I’m having a bit of an issue at the moment and I don’t know where else to seek validation of my decision.
I have 2 kids. One of who suffers with asthma. I have taken time off work and kept them home from school the last week and a half. Normally they would go to their dads for dinner 2 nights and week and stay overnight 1 night per fortnight. He lives very close by. Doesn’t have a particularly good relationship with them and mostly they don’t want to go.

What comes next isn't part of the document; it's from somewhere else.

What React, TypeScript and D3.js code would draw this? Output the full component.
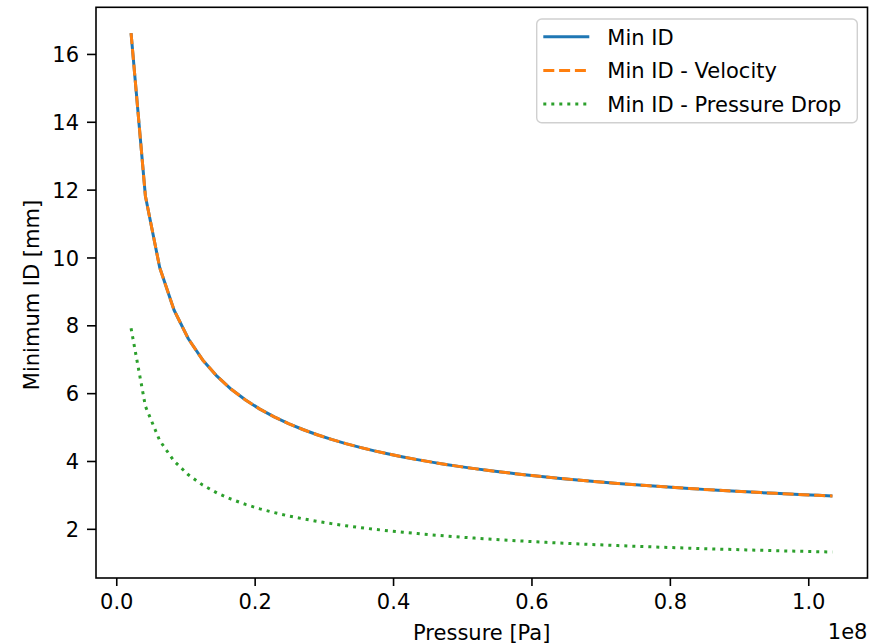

My issue currently is that I’m a bit hesitant to let them go to his place at the moment as he has moved his girlfriend and her 3 school aged kids into his house. Her kids go between their grandparents and their dads a lot. Both my ex and his girlfriend are still working also. I know the rules state that the people you live with don’t count. But that’s 7 people in a 3 bedroom house. I feel it’s putting my kids at risk. I am not letting them play with friends or see anyone at the moment.
I have told my ex he is welcome to come here and see them whenever he wants.
Am I being unreasonable? I’m not trying to keep them from him, I’m just trying to keep them safe. We aren’t even seeing my parents at the moment who are in their 70s as it’s too risky. I’m uncomfortable sending them into that environment at the moment.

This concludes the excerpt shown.